À la différence du Japon, le Québec ne dispose toutefois pas d’une application de recherche de contacts efficace, déplore la Dre Quach-Thanh. « Alerte COVID, qui fonctionne avec Bluetooth, vous dit que vous avez été en contact avec un autre téléphone qui appartient à quelqu’un qui [a été déclaré] positif, dit-elle. Le problème avec le Bluetooth, c’est que si vous étiez en auto avec les fenêtres fermées à un feu de circulation dans un bouchon, le téléphone va vous dire que vous avez été en contact. Ça ne veut rien dire. »
Le CHU de Sainte-Justine demande d’ailleurs à ses employés de désactiver Alerte COVID dans l’hôpital, indique la Dre Quach-Thanh, car l’application ne tient pas compte du port de l’équipement de protection individuelle.
La Dre Quach-Thanh croit que la Santé publique devrait pouvoir compter sur des « données électroniques beaucoup plus accessibles ». « Le problème actuellement, c’est qu’il n’y a personne qui veut d’une application intrusive. En Asie du Sud-Est, l’intrusivité est totale, mais ça les aide à retracer beaucoup plus rapidement les cas. »

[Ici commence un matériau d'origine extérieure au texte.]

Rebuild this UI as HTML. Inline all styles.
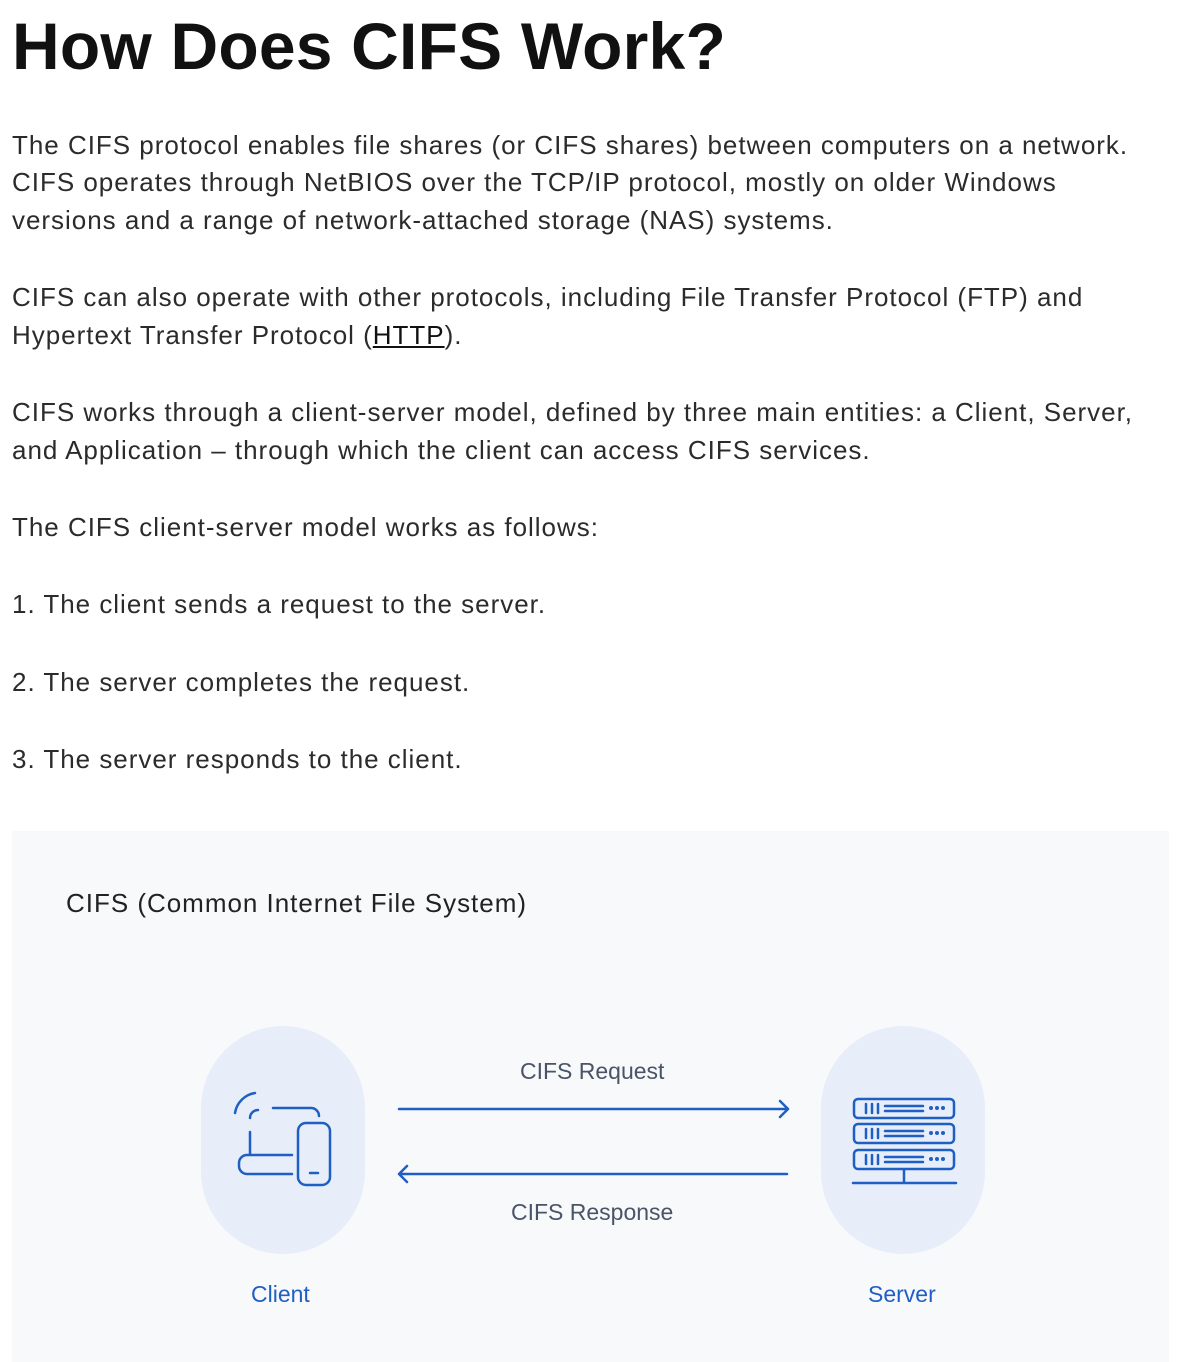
<!DOCTYPE html>
<html><head><meta charset="utf-8"><style>
body{margin:0;width:1180px;height:1362px;background:#fff;position:relative;overflow:hidden;font-family:"Liberation Sans",sans-serif;color:#2b2b2b}
.t{position:absolute;left:12px;white-space:nowrap;font-size:26px;line-height:38px;letter-spacing:0.98px}
h1{position:absolute;left:12px;top:6px;margin:0;font-size:66px;font-weight:bold;color:#111;white-space:nowrap;line-height:80px;letter-spacing:0.2px}
.d{position:absolute;left:12px;top:831px;width:1157px;height:531px;background:#f8f9fb}
.pill{position:absolute;width:164px;height:228px;border-radius:82px;background:#e7eefa}
.lbl{position:absolute;font-size:23px;color:#4a5468;white-space:nowrap}
.blue{position:absolute;font-size:23px;color:#1f5fc4;white-space:nowrap}
</style></head><body>
<h1>How Does CIFS Work?</h1>
<div class="t" style="top:126px">The CIFS protocol enables file shares (or CIFS shares) between computers on a network.</div>
<div class="t" style="top:163px">CIFS operates through NetBIOS over the TCP/IP protocol, mostly on older Windows</div>
<div class="t" style="top:201px">versions and a range of network-attached storage (NAS) systems.</div>
<div class="t" style="top:278px">CIFS can also operate with other protocols, including File Transfer Protocol (FTP) and</div>
<div class="t" style="top:316px">Hypertext Transfer Protocol (<u style="color:#111">HTTP</u>).</div>
<div class="t" style="top:393px">CIFS works through a client-server model, defined by three main entities: a Client, Server,</div>
<div class="t" style="top:431px">and Application – through which the client can access CIFS services.</div>
<div class="t" style="top:508px">The CIFS client-server model works as follows:</div>
<div class="t" style="top:585px">1. The client sends a request to the server.</div>
<div class="t" style="top:663px">2. The server completes the request.</div>
<div class="t" style="top:740px">3. The server responds to the client.</div>
<div class="d"></div>
<div class="t" style="left:66px;top:884px;color:#222">CIFS (Common Internet File System)</div>
<div class="pill" style="left:201px;top:1026px"></div>
<div class="pill" style="left:821px;top:1026px"></div>
<div class="lbl" style="left:520px;top:1058px">CIFS Request</div>
<div class="lbl" style="left:511px;top:1199px">CIFS Response</div>
<div class="blue" style="left:251px;top:1281px">Client</div>
<div class="blue" style="left:868px;top:1281px">Server</div>
<svg width="1180" height="1362" style="position:absolute;left:0;top:0" fill="none" stroke="#1f5fc4" stroke-width="2.5" stroke-linecap="round" stroke-linejoin="round">
<path d="M399 1109H788M780 1101l8 8-8 8"/>
<path d="M399 1174H787M407 1166l-8 8 8 8"/>
<path d="M235 1113a24 24 0 0 1 20-20"/>
<path d="M250 1118a8 8 0 0 1 8-8"/>
<path d="M273 1108h38a8 8 0 0 1 8 8"/>
<path d="M250 1132v22"/>
<path d="M292 1155h-45a8 8 0 0 0-8 8v3a8 8 0 0 0 8 8h45"/>
<rect x="298" y="1123" width="32" height="62" rx="8"/>
<path d="M310 1173h8"/>
<g>
<rect x="854" y="1099" width="100" height="19" rx="4"/>
<rect x="854" y="1124" width="100" height="19" rx="4"/>
<rect x="854" y="1150" width="100" height="19" rx="4"/>
<path d="M866 1104v9M872 1104v9M878 1104v9M885 1106h38M885 1111h38"/>
<path d="M866 1129v9M872 1129v9M878 1129v9M885 1131h38M885 1136h38"/>
<path d="M866 1155v9M872 1155v9M878 1155v9M885 1157h38M885 1162h38"/>
<path d="M904 1169v14M853 1183h103"/>
</g>
<g fill="#1f5fc4" stroke="none">
<circle cx="931" cy="1108" r="2"/><circle cx="937" cy="1108" r="2"/><circle cx="943" cy="1108" r="2"/>
<circle cx="931" cy="1133" r="2"/><circle cx="937" cy="1133" r="2"/><circle cx="943" cy="1133" r="2"/>
<circle cx="931" cy="1159" r="2"/><circle cx="937" cy="1159" r="2"/><circle cx="943" cy="1159" r="2"/>
</g>
</svg>
</body></html>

D’ici là, la DRSP de Montréal a bien l’intention de mettre sa nouvelle approche en œuvre. Et si les cas repartaient à la hausse ? La métropole a enregistré 285 nouvelles infections de COVID-19 lundi et 308 la veille. « Probablement qu’à 400 nouveaux cas par jour, il faudrait rehausser les effectifs pour être capables de maintenir cette stratégie-là », dit la Dre Geneviève Cadieux.